Let’s stay in California for another edition of affordable drinkable wines. Chances are, you’ve seen the zesty zin all over the place, from your local grocer to the sale rack at any liquor store. I’ve seen it in casino gift shops in Las Vegas and 7-11s in Montana.
Gnarly Head is one of the hundreds of unpretentious daily “go to’s” out of California very much in the Mark West basket of impression and value (see my previous review).
Tasting notes: “Crafted from grapes from 35 to 80-year-old vines. Rich, dark berry flavors from the small grape clusters are balanced with French, American, and Hungarian oak.
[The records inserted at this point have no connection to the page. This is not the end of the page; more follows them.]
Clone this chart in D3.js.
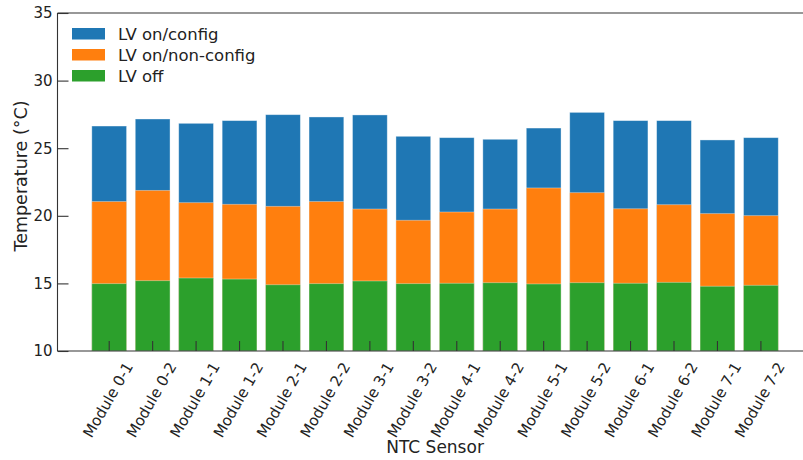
<!DOCTYPE html>
<html><head><meta charset="utf-8">
<script src="https://cdn.jsdelivr.net/npm/d3@7/dist/d3.min.js"></script>
<style>body{margin:0;background:#fff}svg{display:block}text{font-family:"DejaVu Sans",sans-serif;fill:#222}</style>
</head><body><svg id="c" width="803" height="460"></svg>
<script>
const categories = ["Module 0-1","Module 0-2","Module 1-1","Module 1-2","Module 2-1","Module 2-2","Module 3-1","Module 3-2","Module 4-1","Module 4-2","Module 5-1","Module 5-2","Module 6-1","Module 6-2","Module 7-1","Module 7-2"];
const lvOnConfig    = [26.64,27.16,26.84,27.04,27.48,27.31,27.46,25.88,25.78,25.66,26.49,27.65,27.04,27.04,25.61,25.78];
const lvOnNonConfig = [21.05,21.88,20.97,20.85,20.70,21.05,20.50,19.67,20.28,20.50,22.06,21.71,20.52,20.82,20.16,20.01];
const lvOff         = [14.98,15.20,15.40,15.32,14.90,14.98,15.18,14.98,15.01,15.05,14.96,15.05,15.01,15.08,14.79,14.86];
const yTicks = [10,15,20,25,30,35];
const seriesNames = ["LV on/config","LV on/non-config","LV off"];
const colors = ["#1f77b4","#ff7f0e","#2ca02c"];

const svg = d3.select("#c");
const pLeft = 57.5, pRight = 812.6, pTop = 13, pBottom = 351;
const n = categories.length;
const x = d3.scaleLinear().domain([-1.19, n - 1 + 1.19]).range([pLeft, pRight]);
const y = d3.scaleLinear().domain([10, 35]).range([pBottom, pTop]);
const bw = 0.8;

const series = [lvOnConfig, lvOnNonConfig, lvOff];
series.forEach((vals, si) => {
  svg.append("g").selectAll("rect").data(vals).join("rect")
    .attr("x", (d, i) => x(i - bw / 2))
    .attr("width", (d, i) => x(i + bw / 2) - x(i - bw / 2))
    .attr("y", d => y(d))
    .attr("height", d => y(10) - y(d))
    .attr("fill", colors[si])
    .attr("stroke", "rgba(255,255,255,0.45)")
    .attr("stroke-width", 0.8);
});

// spines
const sp = svg.append("g").attr("stroke", "#333").attr("stroke-width", 1.1).attr("fill", "none");
sp.append("line").attr("x1", pLeft).attr("x2", pLeft).attr("y1", pTop).attr("y2", pBottom);
sp.append("line").attr("x1", pLeft).attr("x2", 803).attr("y1", pTop).attr("y2", pTop);
sp.append("line").attr("x1", pLeft).attr("x2", 803).attr("y1", pBottom).attr("y2", pBottom);

// y axis ticks (inward)
const yAxis = d3.axisLeft(y).tickValues(yTicks).tickSizeInner(-11).tickSizeOuter(0).tickPadding(5).tickFormat(d3.format("d"));
const gy = svg.append("g").attr("transform", `translate(${pLeft},0)`).call(yAxis);
gy.select(".domain").remove();
gy.selectAll("line").attr("stroke", "#333").attr("stroke-width", 1.1);
gy.selectAll("text").attr("font-size", 15).attr("fill", "#222").style("font-family", "DejaVu Sans");

// x ticks (inward)
const gx = svg.append("g");
gx.selectAll("line").data(categories).join("line")
  .attr("x1", (d, i) => x(i)).attr("x2", (d, i) => x(i))
  .attr("y1", pBottom).attr("y2", pBottom - 10)
  .attr("stroke", "#333").attr("stroke-width", 1.1);
gx.selectAll("text").data(categories).join("text")
  .attr("transform", (d, i) => `translate(${x(i) - 1},400) rotate(-60)`)
  .attr("text-anchor", "middle").attr("dominant-baseline", "central")
  .attr("font-size", 15).text(d => d);

// axis labels
svg.append("text").attr("x", (pLeft + pRight) / 2).attr("y", 453).attr("text-anchor", "middle")
  .attr("font-size", 17).text("NTC Sensor");
svg.append("text").attr("transform", `translate(21,176) rotate(-90)`)
  .attr("text-anchor", "middle").attr("dominant-baseline", "central")
  .attr("font-size", 17.5).text("Temperature (°C)");

// legend
const lg = svg.append("g");
seriesNames.forEach((name, i) => {
  const cy = 34 + i * 21;
  lg.append("rect").attr("x", 72).attr("y", cy - 6).attr("width", 33).attr("height", 11.5).attr("fill", colors[i]);
  lg.append("text").attr("x", 118).attr("y", cy).attr("dominant-baseline", "central").attr("font-size", 16.5).text(name);
});
</script></body></html>
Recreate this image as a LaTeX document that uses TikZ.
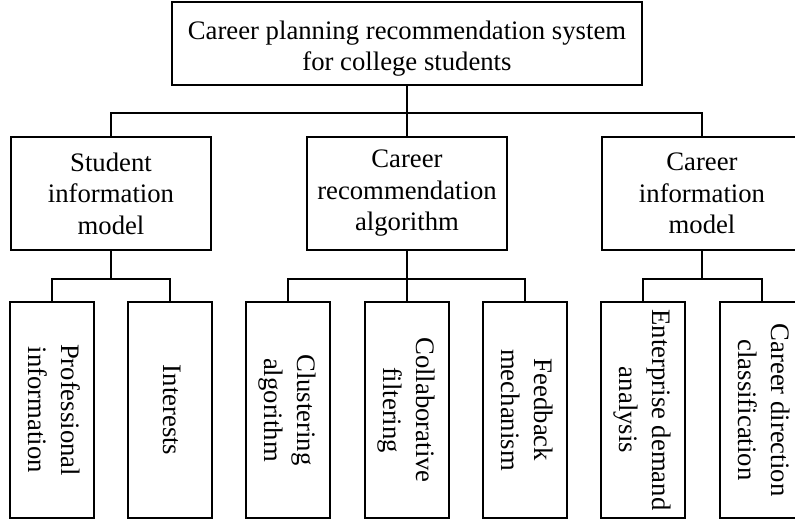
\documentclass[tikz,border=0pt]{standalone}
\usepackage{fontspec}
\setmainfont{Liberation Serif}
\usepackage{graphicx}
\usepackage{tikz}
\newcommand{\vtext}[1]{\rotatebox{-90}{\fontsize{26.7}{33}\selectfont\begin{tabular}{@{}c@{}}#1\end{tabular}}}
\begin{document}
\begin{tikzpicture}[x=1pt, y=-1pt, line width=1.5pt,
                        box/.style={draw, align=center, inner sep=0pt,
                          font=\fontsize{26.7}{31.5}\selectfont},
                        topbox/.style={box, minimum width=470pt, minimum height=83pt},
                        midbox/.style={box, minimum width=200pt, minimum height=113pt},
                        leafbox/.style={box, minimum width=84pt, minimum height=216pt}]
      \useasboundingbox (0,0) rectangle (795,520);
      \clip (0,0) rectangle (795,520);

      \node[topbox] (sys) at (407,43.5) {\rule{0pt}{29pt}Career planning recommendation system\\for college students};

      \node[midbox] (stud) at (111,193.5) {Student\\information\\model};
      \node[midbox] (alg) at (407,193.5) {Career\\recommendation\\algorithm};
      \node[midbox] (cinf) at (702,193.5) {Career\\information\\model};

      \node[leafbox] (prof) at (52,410) {\vtext{Professional\\information}};
      \node[leafbox] (intr) at (170,410) {\vtext{Interests}};
      \node[leafbox] (clus) at (288,410) {\vtext{Clustering\\algorithm}};
      \node[leafbox] (coll) at (407,410) {\vtext{Collaborative\\filtering}};
      \node[leafbox] (feed) at (525,410) {\vtext{Feedback\\mechanism}};
      \node[leafbox] (entr) at (643,410) {\vtext{Enterprise demand\\analysis}};
      \node[leafbox] (cdir) at (762,410) {\vtext{Career direction\\classification}};

      \coordinate (bus0) at (407,113);
      \coordinate (bus1) at (111,279);
      \coordinate (bus2) at (407,279);
      \coordinate (bus3) at (702,279);

      \draw (sys.south) -- (alg.north);
      \draw (stud.north) |- (bus0) -| (cinf.north);

      \draw (stud.south) -- (bus1);
      \draw (prof.north) |- (bus1) -| (intr.north);

      \draw (alg.south) -- (coll.north);
      \draw (clus.north) |- (bus2) -| (feed.north);

      \draw (cinf.south) -- (bus3);
      \draw (entr.north) |- (bus3) -| (cdir.north);
    \end{tikzpicture}
\end{document}
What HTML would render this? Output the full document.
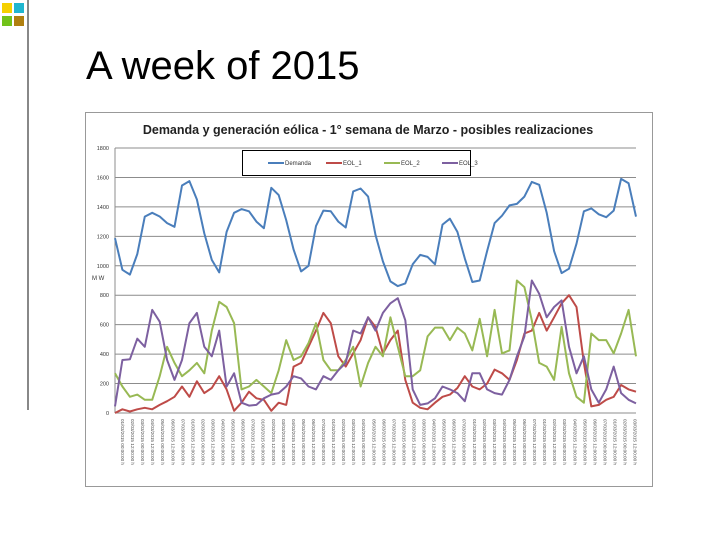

Luscious layers of plum, pepper, and chocolate provide a lingering and spicy finish.”
Old Zinfandel vines date back to the early 1900s when Italian immigrants settled in the Lodi area and first planted Zinfandel. “Old” vines get used a lot in labeling today; generally, this applies to vineyards that have been around for many decades. However, the vast majority of those vineyards have changed hands over the years, and many new winemakers have sprung up. Gnarly Head began production in 2004, and I’ve been drinking them almost since inception.
There are far better zinfandels on the market, especially for the money. With zins, I tend to want to spend a little more, because I really enjoy the power of this varietal. But there’s no crime in drinking a bottle of wine on the cheap and at $7.50 a bottle and found almost everywhere, this is a bottle I’ve turned to as an old friend in the middle of places that don’t have wine stores.
One warning. This wine doesn’t age well. It’s meant to be consumed within 2-8 years (I’m giving this wide latitude). I opened this hidden treasure today and noticed lots of sentiment (not a bad thing), but also a brown color, and some mustiness. When I looked at the vintage, it was 2009. So, at 11 years this was a wine that had passed its time.
Alc. percentage registers at 13.8, a little low for comparable zins, I tend to like the burst of fruit in the 14.5 alcs. and up. While not always a reliable indicator, it’s advisable to check that number on the bottle when purchasing zins. If you find a 15. and up, it’s usually a knock-your-socks-off fruit bomb, which characterizes so many California wines, particularly down near Paso Robles. But now, I’m getting ahead of myself — a special section of reviews coming up later on the Paso Robles wines.
Grade (100 point scale): 88
Value: (10 point scale): 7
Price: $7.50
Recommended: Yes (when pickings are limited, but there are better wines at this price point)
So, what other old vice Zins are better than Gnarly Head at this price point? I’m very partial to good Zins for under $10. My Sicilian grandfathers made barrels of excellent Zin every October Thank you.
NOLAN REPLIES:
I love Cline wines (California). They have an Old Vines wine that’s spectacular, which runs about $12 a bottle. Other “Old Vines” seem to be priced similarly. Other than Gnarly Head, for under $10 I recommend Bogle and Ravenswood.
— ND
My comment is “Awaiting moderation”? I’m confused. Was I not clear?
I am familiar with the Zins you mention. I like Cline and Bogle as well.